When the average is a liar
When it comes to analysis, it’s easy fall into the trap of understanding the sum and then average and then stop. We might chuck a standard deviation metric into our analysis every now and again, which probably never gets read or understood. But some of the lesser known, easily calculated and super powerful metrics in the statistical universe that have become my favourites are the Coefficient of Variation (CV), Kurtosis and Skew.
It’s unfortunate that the CV has such a terrible name. Doesn’t exactly roll off the tongue. Kind of makes you feel like Professor Frink from the Simpsons. Busting out a “What’s the Coefficient of Variation” isn’t buying anyone any street cred.
But it is a very simple metric.
For a given dataset, you take the standard deviation and divide it by the average.
But why? If I barely care about standard deviation, why would I do more work on top of it?
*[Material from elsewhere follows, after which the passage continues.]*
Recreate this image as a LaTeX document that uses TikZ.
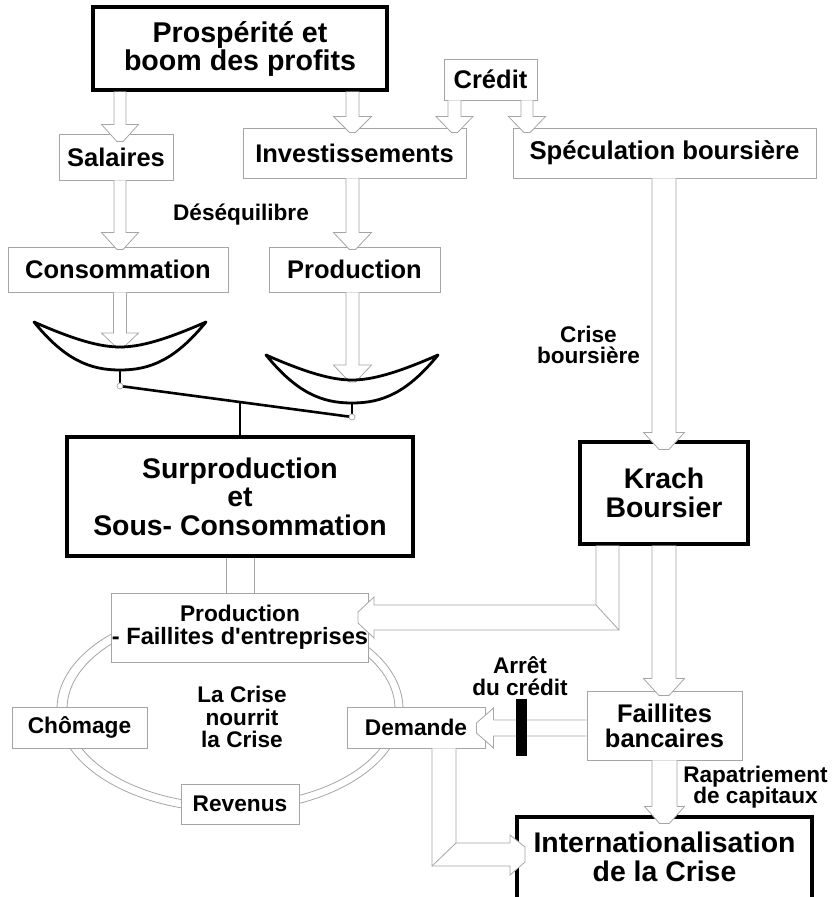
\documentclass[tikz,border=0pt]{standalone}
\usepackage{fontspec}
\setmainfont{Liberation Sans}
\usetikzlibrary{calc}
\definecolor{lg}{RGB}{165,165,165}
\definecolor{llg}{RGB}{225,225,225}
\tikzset{
 thinbox/.style={draw=lg, line width=0.9pt, fill=white, inner sep=0pt, align=center, font=\fontsize{25.5}{25}\selectfont\bfseries},
 thickbox/.style={draw=black, line width=3.2pt, fill=white, inner sep=0pt, align=center, font=\fontsize{28.4}{28.5}\selectfont\bfseries},
 smallbox/.style={thinbox, font=\fontsize{22.7}{23}\selectfont\bfseries},
 lbl/.style={inner sep=0pt, align=center, font=\fontsize{22.6}{21.5}\selectfont\bfseries},
 blk/.style={fill=white, draw=lg, line width=0.8pt, line join=miter},
 pan/.style={draw=black, line width=2.8pt, line join=round},
 beam/.style={draw=black, line width=2.6pt},
 hook/.style={draw=lg, line width=0.7pt, fill=white},
 ring/.style={draw=lg, line width=0.8pt},
}
% vertical block arrow: #1 start (shaft centre), #2 tip, #3 half shaft, #4 half head, #5 head length, #6 half flat tip
\newcommand{\blkV}[6]{%
 \path[blk] let \p1=#1, \p2=#2 in
  (\x1-#3pt,\y1) -- (\x1-#3pt,\y2+#5pt) -- (\x1-#4pt,\y2+#5pt) -- (\x1-#6pt,\y2)
  -- (\x1+#6pt,\y2) -- (\x1+#4pt,\y2+#5pt) -- (\x1+#3pt,\y2+#5pt) -- (\x1+#3pt,\y1);}
% leftward block arrow
\newcommand{\blkL}[6]{%
 \path[blk] let \p1=#1, \p2=#2 in
  (\x1,\y1+#3pt) -- (\x2+#5pt,\y1+#3pt) -- (\x2+#5pt,\y1+#4pt) -- (\x2,\y1+#6pt)
  -- (\x2,\y1-#6pt) -- (\x2+#5pt,\y1-#4pt) -- (\x2+#5pt,\y1-#3pt) -- (\x1,\y1-#3pt);}
% balance pan: #1 centre x, #2 tip y
\newcommand{\panshape}[2]{%
 \draw[pan] (#1-86,#2) .. controls (#1-45,#2+18) and (#1-20,#2+25) .. (#1,#2+25)
   .. controls (#1+20,#2+25) and (#1+45,#2+18) .. (#1+86,#2)
   .. controls (#1+55,#2+38) and (#1+30,#2+48) .. (#1,#2+48)
   .. controls (#1-30,#2+48) and (#1-55,#2+38) .. cycle;}
\begin{document}
\begin{tikzpicture}[x=1pt,y=-1pt]
\useasboundingbox (0,0) rectangle (834,897);
\fill[white] (0,0) rectangle (834,897);

% the vicious circle (double line)
\draw[ring] (230,709) ellipse [x radius=173pt, y radius=103pt];
\draw[ring] (231,709) ellipse [x radius=164pt, y radius=95pt];

% boxes
\node[thickbox, font=\fontsize{28.6}{28}\selectfont\bfseries, minimum width=294pt, minimum height=83pt] (top) at (240,48.5) {Prospérité et\\boom des profits};
\node[thinbox, minimum width=93pt, minimum height=41pt] (credit) at (490.5,79.5) {Crédit};
\node[thinbox, minimum width=114pt, minimum height=46pt] (sal) at (116,157) {Salaires};
\node[thinbox, minimum width=223pt, minimum height=50pt] (inv) at (354.5,153) {Investissements};
\node[thinbox, font=\fontsize{25.7}{25}\selectfont\bfseries, minimum width=303pt, minimum height=50pt] (spec) at (664.5,153) {Spéculation boursière};
\node[thinbox, minimum width=220pt, minimum height=45pt] (cons) at (118,269.5) {Consommation};
\node[thinbox, minimum width=171pt, minimum height=45pt] (prod) at (354.5,269.5) {Production};
\node[thickbox, minimum width=346pt, minimum height=119pt] (surp) at (240,496.5) {Surproduction\\et\\Sous- Consommation};
\node[thickbox, minimum width=168pt, minimum height=102pt] (krach) at (664,493) {Krach\\Boursier};
\node[smallbox, minimum width=256pt, minimum height=69pt] (prodf) at (240,627.5) {Production\\{\fontsize{23.6}{23}\selectfont - Faillites d\textquotesingle entreprises}};
\node[smallbox, minimum width=135pt, minimum height=41pt] (chom) at (79.5,727.5) {Chômage};
\node[smallbox, minimum width=138pt, minimum height=41pt] (dem) at (416,727.5) {Demande};
\node[smallbox, minimum width=118pt, minimum height=40pt] (rev) at (240,804) {Revenus};
\node[thinbox, minimum width=155pt, minimum height=69pt] (failb) at (664.5,725.5) {Faillites\\bancaires};
\node[thickbox, draw=none, minimum width=295pt, minimum height=80pt] (intl) at (664.5,857) {Internationalisation\\de la Crise};
\draw[black, line width=3.2pt] ([xshift=1.6pt]intl.south west) -- ([xshift=1.6pt,yshift=-1.6pt]intl.north west) -- ([xshift=-1.6pt,yshift=-1.6pt]intl.north east) -- ([xshift=-1.6pt]intl.south east);

% block arrows
\blkV{(top.south -| 120,0)}{([yshift=-8pt]sal.north -| 120,0)}{6}{18.5}{17}{3}
\blkV{(top.south -| 352.5,0)}{([yshift=-5pt]inv.north -| 352.5,0)}{6.5}{19}{16}{3}
\blkV{(credit.south -| 454.5,0)}{([yshift=-5pt]inv.north -| 454.5,0)}{6.5}{18.5}{16}{3}
\blkV{(credit.south -| 527,0)}{([yshift=-5pt]spec.north -| 527,0)}{6}{18.5}{16}{3}
\blkV{(sal.south -| 120,0)}{([yshift=-3pt]cons.north -| 120,0)}{6}{18.5}{17}{3}
\blkV{(inv.south -| 352.5,0)}{([yshift=-3pt]prod.north -| 352.5,0)}{6.5}{19}{17}{3}
\blkV{(cons.south -| 120,0)}{(120,348)}{6.5}{18.5}{15}{3}
\blkV{(prod.south -| 352.5,0)}{(352.5,382)}{6.5}{19}{17}{3}
\blkV{(spec.south -| 664,0)}{([yshift=-9pt]krach.north -| 664,0)}{12}{20.5}{17}{5}
\blkV{(krach.south -| 664,0)}{([yshift=-5pt]failb.north -| 664,0)}{12}{20.5}{17}{5}
\blkV{(failb.south -| 664.5,0)}{([yshift=-8pt]intl.north -| 664.5,0)}{12.5}{20}{17}{5}

% Faillites bancaires -> Demande
\blkL{(failb.west |- 0,728)}{([xshift=-9pt]dem.east |- 0,728)}{8}{20}{17}{5}
\draw[llg, line width=0.9pt] (failb.west |- 0,720) -- (493,720);

% Surproduction -> Production - Faillites (plain shaft)
\draw[lg, line width=0.8pt] (surp.south -| 226,0) -- (prodf.north -| 226,0);
\draw[lg, line width=0.8pt] (surp.south -| 254,0) -- (prodf.north -| 254,0);

% Krach -> Production - Faillites (bent)
\path[blk] (596,0 |- krach.south) -- (596,605) -- (374,605) -- (374,597) -- (358,612) -- (358,623)
  -- (374,638) -- (374,630) -- (619,630) -- (619,0 |- krach.south);
\draw[lg, line width=0.8pt] (596,605) -- (619,630);

% Demande -> Internationalisation (bent)
\path[blk] (432,0 |- dem.south) -- (432,866) -- (510,866) -- (510,875) -- (525,862) -- (525,847)
  -- (510,835) -- (510,843) -- (456,843) -- (456,0 |- dem.south);
\draw[lg, line width=0.8pt] (432,866) -- (456,843);

% balance
\panshape{120}{322}
\panshape{352}{355}
\coordinate (lhook) at (120,386);
\coordinate (rhook) at (352,417);
\draw[beam] (120,370) -- (120,383);
\draw[beam] (352,402) -- (352,414);
\draw[beam] (lhook) -- (rhook);
\coordinate (mid) at ($(lhook)!0.517!(rhook)$);
\draw[beam] (mid) -- (mid |- surp.north);
\draw[hook] (lhook) circle [radius=3pt];
\draw[hook] (rhook) circle [radius=3pt];

% credit stop bar
\node[fill=black, inner sep=0pt, minimum width=11pt, minimum height=57pt] (bar) at (521.5,727.5) {};

% labels
\node[lbl] (deseq) at (241,215) {Déséquilibre};
\node[lbl] (criseb) at (588.5,345) {Crise\\boursière};
\node[lbl, font=\fontsize{22.6}{22.5}\selectfont\bfseries] (nourrit) at (242,717) {La Crise\\nourrit\\la Crise};
\node[lbl] (arret) at (520,676) {Arrêt\\du crédit};
\node[lbl] (rapat) at (755.5,787) {Rapatriement\\de capitaux};
\end{tikzpicture}
\end{document}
Standard deviation tells you how variable your data set is. But it isn’t relative, so used in isolation or across different datasets, it might not be as impactful.
Imagine I have 2 customers, A & B. Customer A has an average order value of $1000, and a standard deviation of $100. Customer B has an average order value of $200, and a standard deviation of $30. CV of customer A is 10% and customer B is 15%. It makes the volatility in the data set abundantly clear. We don’t want people doing math in their heads when we display metrics, so we want to give it relativity and scale.
Easy right. The CV helps us understand how much our data fluctuates around its mean.
But wait - Bonus marks. If we’re using some good statistical tools like KNIME, we can very easily pair what we learn about a dataset when looking at the CV with its Kurtosis and Skew.
Kurtosis is an obscure hero of statistical analysis, lurking in the shadows while mean and variance hog the spotlight. It measures the "tailedness" of the distribution of dataset. In simpler terms, if I plotted out all the datapoints on a frequency distribution to show how many times I get a single result, the kurtosis tells me about the tails to the left / right of that distribution curve —how fat or skinny they are. And why should you care? Because those tails can tell you a lot about the underlying data and its potential for surprises.
Recommended by LinkedIn
1. The Long Tail (Leptokurtic Distributions) – Kurtosis > 3.0. Leptokurtic distributions have longer tails and a sharp peak in the middle. In the world of data, this means more values are in the tails and fewer are near the mean. More volatility.
2. The Short Tail (Platykurtic Distributions) – Kurtosis < 3.0 On the flip side, we have platykurtic distributions. These have shorter tails and a flatter peak. Here, the data points are more spread out around the mean, and extreme values are less likely.
3. The Goldilocks Zone (Mesokurtic Distributions) – Kurtosis = 3.0 Right in the middle, we have mesokurtic distributions, akin to a perfectly balanced cake—neither too flaky nor too dense. If you imagine a bell curve, you have a Mesokurtic distribution.
A few years ago, I used the combination of Kurtosis and CV to segment and understand the buying patterns of a list of thousands of customers based on hundreds of thousands of orders. Which ones put in consistent frequent orders, which ones put in volatile, unpredictable orders. Which ones should get a regular EDM to bump up their regular orders by a little. Which ones need love and attention in the one or two months when they put in an order. It helped make targeted marketing decisions across a large customer base.
Last, my favourite performance metric. Skew. I loooove seeing the Skew and distribution curves when understanding if assets are performing. If someone states, “I need a another machine because this one is at capacity”, the skew will tell me. Skew tells me if that distribution curve is sloping left or right.
Assume you’re analysing a metric for which a higher frequency is better like widgets produced per hour (as opposed to say breakdowns per hour for which lower is better).
Edge of the limit right slope - If your distribution curve is sloping to the right, in Aussie terms we would say “you’re flogging the pants off that machine”. More often than not, you’re running it close to its maximum achievable capacity. In this case, your average may be dragged down by lower outliers. A right sloping curve can also indicate that your process is under control. You know how many you can do and you hit it, often, unless you don’t need to be at the limit.
Lazy left slope - If it slopes to the left, it is usually operating below what it can, and it is capable of more, and because it achieves more, your average may be higher than the normal operating activity level. If I have a lazy left slope but a machine is hitting capacity at certain times, my mind immediately goes to “can I even out the workload and spread it through the operating period, rather than investing in a new machine to handle the infrequent peaks”.
In the world of data, being average is overrated – we want to embrace and understand the variability A distribution curve will tell you much of this at a glance, and if you have the option of either showing a distribution curve or single number of an average, I would always encourage showing the distribution curve. If, however, you’re making heads and tails thousands of objects, have a look at the CV, Kurtosis and Skew, and let them be your guide.